No decision on Basalt-area grow operation
A majority of Pitkin County commissioners voted Wednesday to put off making a decision until next month on a Basalt-area woman’s application to start a retail marijuana growing operation.
Commissioners Patti Clapper, Steve Child and Michael Owsley voted to continue Candace Resnick’s application until Sept. 28 to give her time to try to clear up issues associated with it, including allowing neighbors who haven’t yet been consulted about it to comment.
However, Commissioners George Newman and Rachel Richards voted against that plan, with both saying they’d prefer to deny Resnick the license and readdress her application in the future when issues they felt would take longer than a month to resolve can be dealt with.
“There are far too many fatal flaws (with the application) for my personal taste,” Richards said. “I’m not feeling that this one is appropriate.”
Resnick, 68, told commissioners she wants to convert the ceramics studio at her home on West Sopris Creek Road to a grow house. She said her hands and back can no longer handle the impacts of creating pottery, and that her main motivation for starting the grow operation is to be able to stay in her home.

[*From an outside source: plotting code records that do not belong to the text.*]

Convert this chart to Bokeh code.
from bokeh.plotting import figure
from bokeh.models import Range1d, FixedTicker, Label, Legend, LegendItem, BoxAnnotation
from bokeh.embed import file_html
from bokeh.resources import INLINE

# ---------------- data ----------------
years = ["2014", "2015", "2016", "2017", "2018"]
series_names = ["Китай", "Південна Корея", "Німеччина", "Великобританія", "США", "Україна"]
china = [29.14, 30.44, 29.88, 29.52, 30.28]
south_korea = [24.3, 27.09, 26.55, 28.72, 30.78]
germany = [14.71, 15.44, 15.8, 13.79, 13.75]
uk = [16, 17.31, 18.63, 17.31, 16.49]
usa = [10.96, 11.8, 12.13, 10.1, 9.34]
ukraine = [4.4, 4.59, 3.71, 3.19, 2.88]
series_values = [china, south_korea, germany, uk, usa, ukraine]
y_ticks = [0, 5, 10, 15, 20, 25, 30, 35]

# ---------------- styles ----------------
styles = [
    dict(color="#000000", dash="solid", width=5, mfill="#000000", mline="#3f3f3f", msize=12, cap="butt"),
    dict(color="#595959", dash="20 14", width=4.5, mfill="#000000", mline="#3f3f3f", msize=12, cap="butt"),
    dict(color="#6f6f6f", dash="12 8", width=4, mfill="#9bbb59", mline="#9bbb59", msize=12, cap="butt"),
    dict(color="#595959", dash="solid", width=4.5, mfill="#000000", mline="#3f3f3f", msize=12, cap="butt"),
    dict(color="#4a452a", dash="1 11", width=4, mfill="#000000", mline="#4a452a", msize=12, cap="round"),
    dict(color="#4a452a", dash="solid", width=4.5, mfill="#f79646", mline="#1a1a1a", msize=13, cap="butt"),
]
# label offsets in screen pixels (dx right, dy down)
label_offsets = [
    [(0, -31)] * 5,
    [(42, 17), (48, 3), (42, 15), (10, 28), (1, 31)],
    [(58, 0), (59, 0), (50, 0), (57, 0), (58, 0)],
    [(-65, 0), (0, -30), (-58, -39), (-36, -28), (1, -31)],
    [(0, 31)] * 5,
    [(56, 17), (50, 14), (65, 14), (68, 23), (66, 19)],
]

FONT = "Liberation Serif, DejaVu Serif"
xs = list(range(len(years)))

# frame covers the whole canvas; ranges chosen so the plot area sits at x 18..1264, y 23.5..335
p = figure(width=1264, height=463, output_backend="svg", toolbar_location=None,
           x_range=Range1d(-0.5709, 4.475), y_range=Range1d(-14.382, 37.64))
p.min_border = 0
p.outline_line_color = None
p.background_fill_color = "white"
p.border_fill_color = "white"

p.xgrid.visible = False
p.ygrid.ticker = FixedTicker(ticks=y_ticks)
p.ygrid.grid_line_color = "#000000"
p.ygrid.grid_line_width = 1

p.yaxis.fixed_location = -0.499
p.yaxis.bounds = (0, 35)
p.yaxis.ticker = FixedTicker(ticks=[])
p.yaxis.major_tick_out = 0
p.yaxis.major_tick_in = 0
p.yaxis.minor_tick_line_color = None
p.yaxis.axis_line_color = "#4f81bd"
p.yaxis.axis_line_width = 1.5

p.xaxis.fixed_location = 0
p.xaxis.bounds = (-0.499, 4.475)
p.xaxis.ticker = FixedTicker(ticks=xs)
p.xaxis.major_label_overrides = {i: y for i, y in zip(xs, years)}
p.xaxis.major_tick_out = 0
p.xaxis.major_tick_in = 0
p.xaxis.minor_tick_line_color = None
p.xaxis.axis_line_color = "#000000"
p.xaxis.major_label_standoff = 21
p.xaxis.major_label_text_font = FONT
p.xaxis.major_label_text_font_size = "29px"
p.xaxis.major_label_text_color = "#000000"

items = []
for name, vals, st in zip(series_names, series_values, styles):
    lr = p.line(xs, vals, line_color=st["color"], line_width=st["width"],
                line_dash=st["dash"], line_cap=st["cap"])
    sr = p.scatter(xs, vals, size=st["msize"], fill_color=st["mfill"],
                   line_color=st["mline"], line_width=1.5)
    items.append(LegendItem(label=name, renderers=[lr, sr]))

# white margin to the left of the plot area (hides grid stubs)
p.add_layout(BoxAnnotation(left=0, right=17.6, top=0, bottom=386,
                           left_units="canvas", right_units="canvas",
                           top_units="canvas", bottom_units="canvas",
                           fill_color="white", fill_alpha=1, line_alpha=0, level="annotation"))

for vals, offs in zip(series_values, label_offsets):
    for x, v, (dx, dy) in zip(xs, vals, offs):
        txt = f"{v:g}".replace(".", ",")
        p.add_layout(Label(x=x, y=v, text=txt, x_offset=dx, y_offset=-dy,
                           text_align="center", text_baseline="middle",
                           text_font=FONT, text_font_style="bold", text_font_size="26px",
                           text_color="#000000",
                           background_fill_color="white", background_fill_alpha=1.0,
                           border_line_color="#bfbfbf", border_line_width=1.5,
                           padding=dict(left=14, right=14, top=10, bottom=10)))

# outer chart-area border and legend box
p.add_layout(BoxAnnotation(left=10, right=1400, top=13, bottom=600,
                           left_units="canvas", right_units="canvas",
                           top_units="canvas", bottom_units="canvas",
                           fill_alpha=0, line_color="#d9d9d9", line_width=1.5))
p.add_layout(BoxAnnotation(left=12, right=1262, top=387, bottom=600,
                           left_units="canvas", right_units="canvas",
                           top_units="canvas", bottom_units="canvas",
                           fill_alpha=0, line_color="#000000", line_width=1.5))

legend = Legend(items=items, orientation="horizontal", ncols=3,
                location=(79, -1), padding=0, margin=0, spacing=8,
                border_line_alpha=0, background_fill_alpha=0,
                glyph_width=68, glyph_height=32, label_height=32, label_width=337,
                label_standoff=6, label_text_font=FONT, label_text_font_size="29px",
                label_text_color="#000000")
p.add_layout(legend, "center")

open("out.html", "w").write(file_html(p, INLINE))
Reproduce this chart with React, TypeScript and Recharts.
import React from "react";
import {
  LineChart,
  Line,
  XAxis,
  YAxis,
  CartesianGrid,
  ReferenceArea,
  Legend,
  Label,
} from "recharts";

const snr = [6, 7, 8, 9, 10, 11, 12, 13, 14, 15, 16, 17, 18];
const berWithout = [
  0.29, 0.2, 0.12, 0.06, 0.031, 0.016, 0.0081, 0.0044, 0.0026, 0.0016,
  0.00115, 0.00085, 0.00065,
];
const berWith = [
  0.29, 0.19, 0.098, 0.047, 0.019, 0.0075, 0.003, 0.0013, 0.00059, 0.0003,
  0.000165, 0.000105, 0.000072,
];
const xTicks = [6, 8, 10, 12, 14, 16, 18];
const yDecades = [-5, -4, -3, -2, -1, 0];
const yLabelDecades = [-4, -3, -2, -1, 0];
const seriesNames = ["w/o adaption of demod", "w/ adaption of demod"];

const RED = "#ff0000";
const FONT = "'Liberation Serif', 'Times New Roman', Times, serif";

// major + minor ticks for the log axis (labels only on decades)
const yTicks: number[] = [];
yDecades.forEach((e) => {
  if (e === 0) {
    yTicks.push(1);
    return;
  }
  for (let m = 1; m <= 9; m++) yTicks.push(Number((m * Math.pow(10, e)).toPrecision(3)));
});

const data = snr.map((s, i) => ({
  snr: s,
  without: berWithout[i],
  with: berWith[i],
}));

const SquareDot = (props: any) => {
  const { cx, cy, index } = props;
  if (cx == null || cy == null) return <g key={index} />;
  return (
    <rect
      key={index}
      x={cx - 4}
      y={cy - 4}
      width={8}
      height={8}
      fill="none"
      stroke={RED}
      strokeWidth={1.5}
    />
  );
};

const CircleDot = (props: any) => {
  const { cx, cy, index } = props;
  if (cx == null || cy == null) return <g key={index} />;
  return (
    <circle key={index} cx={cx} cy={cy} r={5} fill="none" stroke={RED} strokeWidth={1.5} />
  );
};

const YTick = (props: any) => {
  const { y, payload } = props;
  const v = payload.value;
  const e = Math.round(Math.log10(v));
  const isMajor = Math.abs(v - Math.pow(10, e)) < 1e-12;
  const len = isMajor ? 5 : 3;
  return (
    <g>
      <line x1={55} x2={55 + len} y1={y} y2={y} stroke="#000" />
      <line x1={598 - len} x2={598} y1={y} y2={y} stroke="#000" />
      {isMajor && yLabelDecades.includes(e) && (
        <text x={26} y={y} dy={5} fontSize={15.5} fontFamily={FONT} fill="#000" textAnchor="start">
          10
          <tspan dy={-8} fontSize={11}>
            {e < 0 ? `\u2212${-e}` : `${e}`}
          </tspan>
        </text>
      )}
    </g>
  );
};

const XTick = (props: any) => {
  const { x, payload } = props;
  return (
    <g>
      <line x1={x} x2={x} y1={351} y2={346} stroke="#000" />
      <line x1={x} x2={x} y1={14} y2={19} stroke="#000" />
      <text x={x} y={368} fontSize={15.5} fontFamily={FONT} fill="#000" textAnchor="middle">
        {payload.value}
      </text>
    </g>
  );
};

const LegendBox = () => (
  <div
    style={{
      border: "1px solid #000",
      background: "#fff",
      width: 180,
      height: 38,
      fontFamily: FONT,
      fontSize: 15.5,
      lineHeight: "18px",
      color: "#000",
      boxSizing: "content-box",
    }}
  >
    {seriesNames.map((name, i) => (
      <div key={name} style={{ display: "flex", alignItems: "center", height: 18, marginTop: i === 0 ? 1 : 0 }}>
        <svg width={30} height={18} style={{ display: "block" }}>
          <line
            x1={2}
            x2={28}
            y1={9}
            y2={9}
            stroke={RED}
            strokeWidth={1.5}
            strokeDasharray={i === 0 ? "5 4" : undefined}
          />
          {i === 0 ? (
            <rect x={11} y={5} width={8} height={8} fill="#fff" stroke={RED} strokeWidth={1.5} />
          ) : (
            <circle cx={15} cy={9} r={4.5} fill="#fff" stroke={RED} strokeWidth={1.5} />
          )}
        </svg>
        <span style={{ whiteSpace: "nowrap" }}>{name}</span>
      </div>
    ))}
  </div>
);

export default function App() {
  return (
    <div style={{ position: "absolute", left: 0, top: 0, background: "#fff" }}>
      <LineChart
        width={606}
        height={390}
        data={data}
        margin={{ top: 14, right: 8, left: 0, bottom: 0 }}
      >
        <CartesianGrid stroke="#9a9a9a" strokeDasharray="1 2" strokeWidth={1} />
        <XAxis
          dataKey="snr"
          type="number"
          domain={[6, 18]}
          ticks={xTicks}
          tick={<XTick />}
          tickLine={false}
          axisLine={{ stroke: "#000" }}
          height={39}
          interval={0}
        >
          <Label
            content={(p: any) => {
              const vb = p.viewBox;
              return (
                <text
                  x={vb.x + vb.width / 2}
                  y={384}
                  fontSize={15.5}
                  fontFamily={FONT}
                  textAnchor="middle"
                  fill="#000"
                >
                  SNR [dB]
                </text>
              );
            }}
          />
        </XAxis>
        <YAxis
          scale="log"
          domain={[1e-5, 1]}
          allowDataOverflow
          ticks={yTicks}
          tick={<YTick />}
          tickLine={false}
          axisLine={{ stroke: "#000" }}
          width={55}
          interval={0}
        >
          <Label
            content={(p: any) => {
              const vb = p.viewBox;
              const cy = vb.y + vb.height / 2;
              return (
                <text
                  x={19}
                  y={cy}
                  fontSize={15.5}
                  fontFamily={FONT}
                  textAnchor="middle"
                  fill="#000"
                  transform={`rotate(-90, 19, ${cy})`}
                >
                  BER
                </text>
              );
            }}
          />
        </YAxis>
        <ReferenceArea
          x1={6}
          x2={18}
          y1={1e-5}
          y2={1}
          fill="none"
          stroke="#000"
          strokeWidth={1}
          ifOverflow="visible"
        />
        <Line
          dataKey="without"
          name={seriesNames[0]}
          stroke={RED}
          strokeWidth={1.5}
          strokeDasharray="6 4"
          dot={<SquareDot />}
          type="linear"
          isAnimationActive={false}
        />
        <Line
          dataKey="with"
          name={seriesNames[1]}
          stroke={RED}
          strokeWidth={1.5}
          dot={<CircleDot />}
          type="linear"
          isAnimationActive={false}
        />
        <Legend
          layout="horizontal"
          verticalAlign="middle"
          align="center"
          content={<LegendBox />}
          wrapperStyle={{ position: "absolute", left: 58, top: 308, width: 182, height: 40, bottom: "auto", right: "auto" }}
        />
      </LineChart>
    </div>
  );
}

“I’m a responsible businessperson,” said Resnick, adding that she doesn’t smoke marijuana. “It’s going to be completely low-key.”
Resnick was seeking a conditional approval, meaning that commissioners would make a list of conditions she must meet before she could begin growing marijuana. Resnick wanted it that way because she didn’t want to spend a lot of money on the project then be denied by the county board.
One of the main issues that arose Wednesday involved Resnick’s neighbors. While she received permission for the grow operation from the Crystal River Caucus, which is the appropriate caucus for her location, the impacts of her proposed business would solely be felt by the Emma Caucus, said Liz Newman, a member of the caucus and Commissioner Newman’s wife.
Members of the Emma Caucus were not consulted about the business.
Liz Newman said Resnick’s residence and a neighboring residence were not included in the Emma Caucus boundaries because of an error. The Emma Caucus only recently learned about the error, she said.
David Myler, an attorney representing the 41 homeowners of the Sopris Mountain Ranch Homeowner’s Association and two other nearby clients, said all were opposed to the grow operation. Those neighbors only learned of Resnick’s application a week ago and want more time to gather information about it and make further comments, he said.
Another significant issue with the application involved water. Resnick must petition water courts to change her well water use from residential to commercial, which Clapper said can be an expensive and lengthy process. Myler said he’s consulted a water attorney, who didn’t think water courts would even authorize the change.
The issue of access to the property also appeared thorny. Resnick’s driveway crosses both Bureau of Land Management land and another private property through an easement that doesn’t allow commercial activity, Myler said. In addition, crossing federal land to transport a drug still deemed illegal by the U.S. government could pose problems, he said.
Finally, Richards and Liz Newman pointed out that because of Resnick’s remote location, public safety response in the event of a robbery or fire would likely take some time.